Member of the Delaware House of Representatives from the 20th district
- In office November 7, 2012 – November 9, 2022
- Preceded by: Nick Manolakos
- Succeeded by: Stell Parker Selby

Personal details
- Party: Republican
- Website: repstevesmyk.com

= Stephen Smyk =

American politician

Stephen T. Smyk is an American politician who served in the Delaware House of Representatives representing the 20th district from 2012 to 2022.
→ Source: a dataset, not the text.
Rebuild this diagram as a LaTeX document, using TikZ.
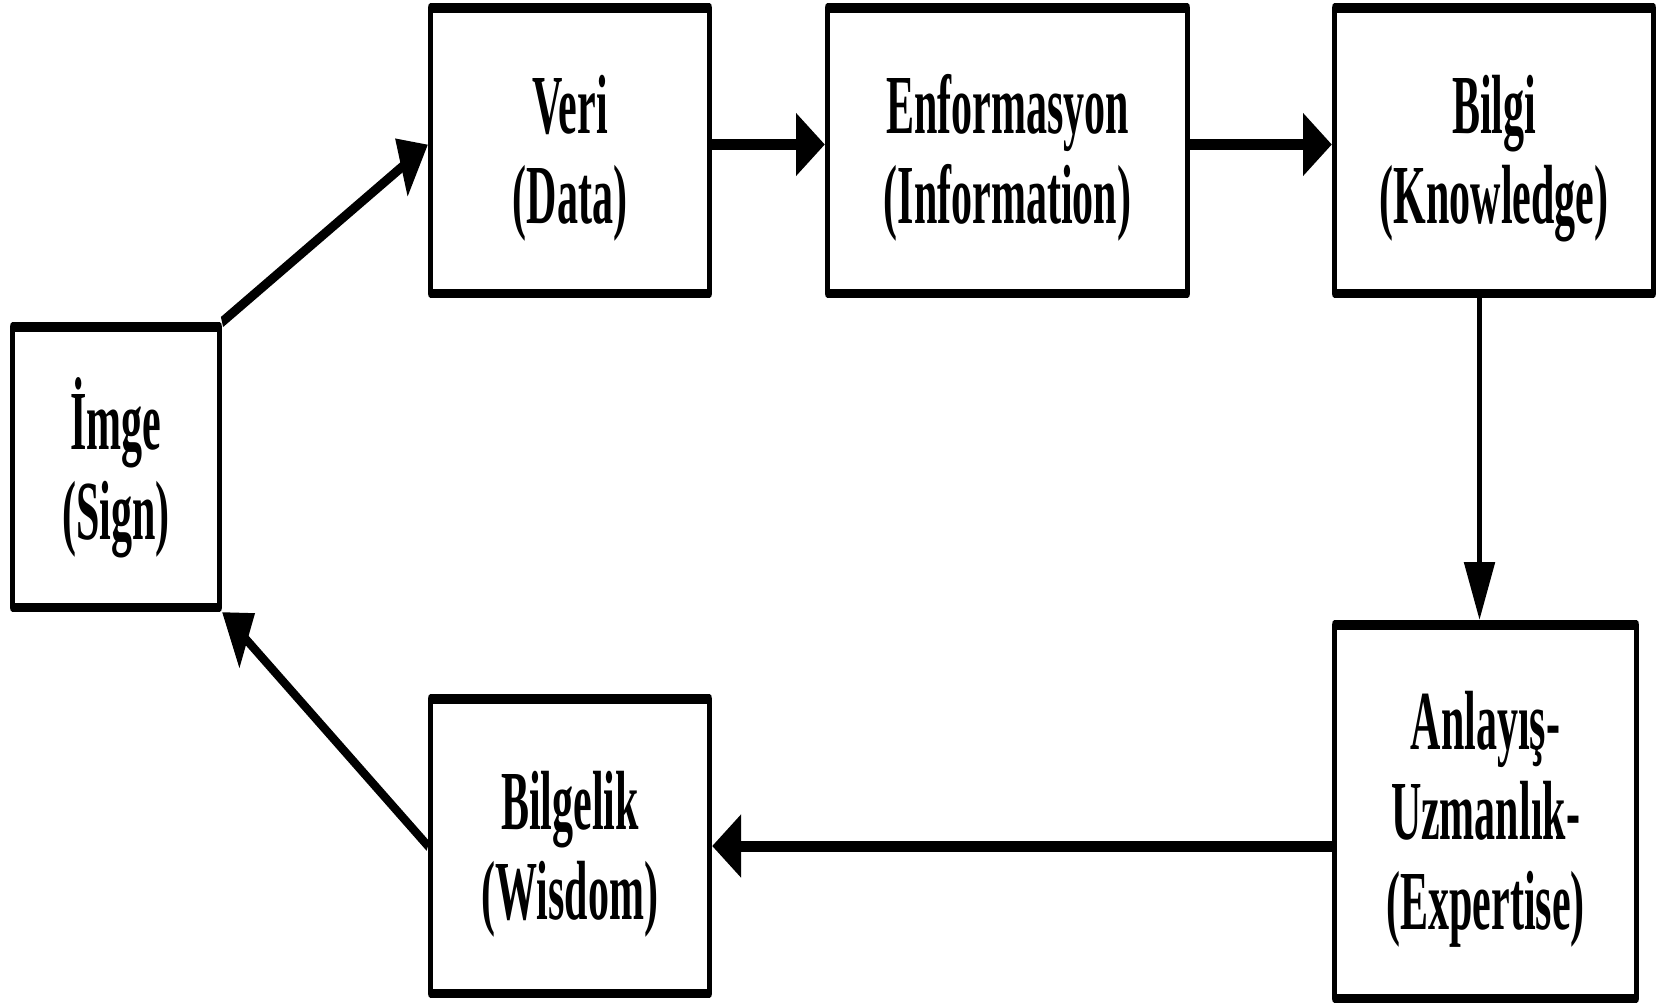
\documentclass[tikz,border=0pt]{standalone}
\usepackage{fontspec}
\setmainfont{Liberation Serif}
\usetikzlibrary{arrows.meta}
% lifts the first line of every label to the same height
\newcommand\firstline{\rule{0pt}{74pt}}
\begin{document}
\begin{tikzpicture}[x=1pt, y=-1pt,
  box/.style={draw, line width=9.5pt, line join=round, inner sep=0pt,
    align=center, font=\fontsize{84}{90}\selectfont\bfseries},
  link/.style={line width=11pt, -{Triangle[length=58pt, width=60pt]}}]
\fill[white] (0,0) rectangle (1656,1004);
\useasboundingbox (0,0) rectangle (1656,1004);
% the whole cycle is laid out twice as wide and narrowed on the canvas
\begin{scope}[overlay, transform canvas={xscale=0.5}]
  \node[box, minimum width=414.5pt, minimum height=280.5pt] (imge) at (232,467)
    {\firstline İmge\\(Sign)};
  \node[box, minimum width=558.5pt, minimum height=285.5pt] (veri) at (1140,150.5)
    {\firstline Veri\\(Data)};
  \node[box, minimum width=720.5pt, minimum height=285.5pt] (enf) at (2015,150.5)
    {\firstline Enformasyon\\(Information)};
  \node[box, minimum width=638.5pt, minimum height=285.5pt] (bilgi) at (2988,150.5)
    {\firstline Bilgi\\(Knowledge)};
  \node[box, minimum width=604.5pt, minimum height=373.5pt] (exp) at (2971,811.5)
    {\firstline Anlayış-\\Uzmanlık-\\(Expertise)};
  \node[box, minimum width=558.5pt, minimum height=294.5pt] (bilgelik) at (1140,846)
    {\firstline Bilgelik\\(Wisdom)};

  \draw[link] (imge.north east) -- ([yshift=6pt]veri.west);
  \draw[link] ([yshift=6pt]veri.east) -- ([yshift=6pt]enf.west);
  \draw[link] ([yshift=6pt]enf.east) -- ([yshift=6pt]bilgi.west);
  \coordinate (drop) at ([xshift=-12pt]exp.north);
  \draw[link] (drop |- bilgi.south) -- (drop);
  \draw[link] (bilgelik.east -| exp.west) -- (bilgelik.east);
  \draw[link] (bilgelik.west) -- (imge.south east);
\end{scope}
\end{tikzpicture}
\end{document}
In 2022, Smyk ran for the Delaware Senate for the 6th district after incumbent Republican Ernesto Lopez decided not to run. Smyk lost in the general election to Democrat Russ Huxtable, gaining 47.5% of the vote. He was replaced in the Delaware House of Representatives by Democrat Stell Parker Selby.

==Electoral history==
- In 2012, Smyk won the general election with 6,469 votes (53.2%) against Democratic nominee M. Marie Mayor.
- In 2014, Smyk won the general election with 5,473 votes (58.1%) against Democratic nominee Marie Mayor and Independent nominee Don Ayotte.
- In 2016, Smyk won the general election with 9,209 votes (61.6%) against Democratic nominee Barbara W. Vaughan and Independent nominee Don Ayotte.
- In 2018, Smyk won the general election with 8,187 votes (56.1%) against Democratic nominee John D. Bucchioni and Libertarian nominee Harry R. Smouse Jr.